Wednesday, April 06, 2016

OH HENRY


There was a lady once, who ran my apartment building in Brooklyn. Her name was Lena and by and large she was a sweet woman with a lot on her shoulders. It seemed she had a son with a mental disability and he would stand on the stoop of my apartment building and watch the world go by. She had another son who aspired to become an engineer and attended college, and a daughter who was the youngest child, sweet and cute as a button and later in life became a nun. Lena and her husband came to America probably in the mid thirties and settled in Brooklyn to raise their family.

Being an immigrant was a hardship enough, learning a language, customs and social necessities of the times made for a difficult life. Italians since the war were being recognized as valuable citizens, the Italians were making every effort to prove that true.

And Lena, who on cold mornings made sure everything in the building was working, shouldered this one responsibility by herself. Her son Henry, a child in a man’s body, would stand in the doorway, in his grey slacks and black shoes, hands in his pants pockets watching children play, from afternoon to sunset. In the summer, one would find him early in the morning seeking something of interest to fill his day. Listening to the cadence of a child skipping rope, the drama of a stickball game being played out in front of him all filled his day. He was in his thirties, and if you left him alone, was a harmless person. Lena would sit nearby in her first-floor apartment, the window next to the entrance and keep an eye on Henry, she needed to protect her child, as big as he was. That was an Italian mamma’s love for her son, no matter what he was like.

Being a youngster, maybe 7 or 8 years of age, I grew up with Henry, as I played on the streets and sidewalk near my apartment. It never occurred to me to pay any attention to him since he was such a simple soul. But one day something happened that changed my life, and in later life I discovered just how profound it was.

I was running around with my friends one sunny afternoon when I ran toward this cellar door that was flush into the sidewalk. The cellar door hid what was actually a lift, the lift went up and as it did, the cellar doors would open slowly. Not paying attention to where I was going, I ran and fell into the lift, causing my pants leg to get caught between the gears of the lift, pulling me in! My leg was about to be mincemeat as I could not shake it from the gears, I started to panic, when suddenly, at the last possible moment, these two giant hands lifted me from certain pain and maybe disability! Henry, in his simplicity, was lifting me away from the gears, away from the danger! To this day, I will remember that. He was maybe a good 45 feet away standing in a doorway, saw my situation and acted immediately! I will never forget that day and that particular moment.

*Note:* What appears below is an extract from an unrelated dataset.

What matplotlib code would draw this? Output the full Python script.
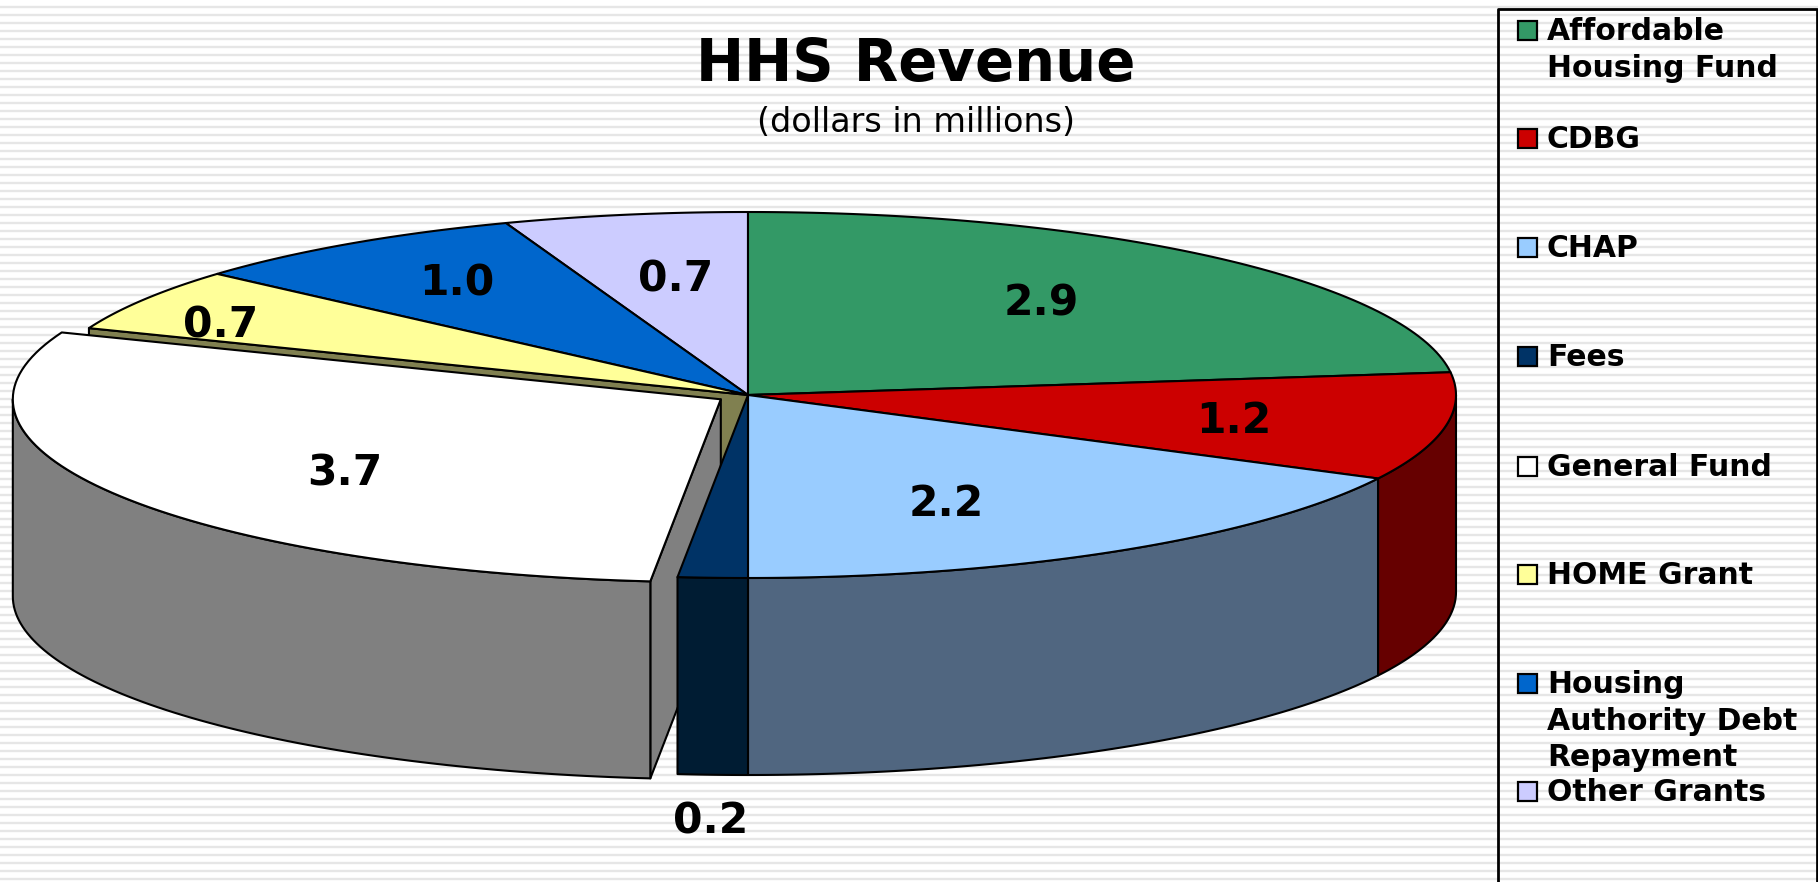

Fast forward about 18 years and here I was with my first child, my daughter Ellen and I was so proud, and my wife of just over a year, holding this special bundle of joy. A few months into Ellen’s young life, we discovered there was something wrong, something terribly wrong! She was not responding well as a newborn, not developing like the others kids her age.

The horrible truth set in and we discovered she had a birth defect, something both my wife and I were the cause of. It seems every one of us on Earth has some recessive gene. According to the genealogist, the chances of both the mother and the father having the same recessive gene was one-in-a-million! It couldn’t be a lotto ticket, that was not our luck. In those days, people sometimes gave up their child to an institution, as the doctors suggested we do, but neither my wife or I would throw our child away, instead we decided that we would take the road of emotional pain and raise her as best we could.

When the doctors gave us the news, all I could do was think of Lena, and how casual we felt about her situation, and why wasn’t anyone acknowledging ours! It taught me that life is not a bowl of cherries, that we all have crosses to bare, and we must bear them well, and deal with what life gives us, for only we can deal with it.

And so 8 years later we have a son, and the nightmare begins all over again. His name is Joseph, and for 20 months he filled our hearts with both love and fear, in and out of hospitals, injections, seizures, worry and more fear. Then one Sunday morning, my wife calls me from his hospital bedside that he has only a week to live. By then we had two children and as I fed my older son his breakfast, the scenario running through my head, I refused to believe it. As the week wore on, we were spending overnight in the hospital in the lounge sleeping in chairs sitting up. Finally, my wife could take it no longer and we went home to shower and catch a nap. It was about 5 AM when we got home. For the rest of the day, people came over to visit us and we chatted to pass what was little time there was.

That night, I suddenly had this terrible back pain and my wife was in the shower. The phone rang! I knew what it was. It was the doctor asking us if we would be willing to donate his organs, and that he only had minutes to live. When we got there, it was too late. Where was Henry when I really needed him?

Today is Joseph’s birthday, he would have been 37-years old, a man, just like Henry if he had lived.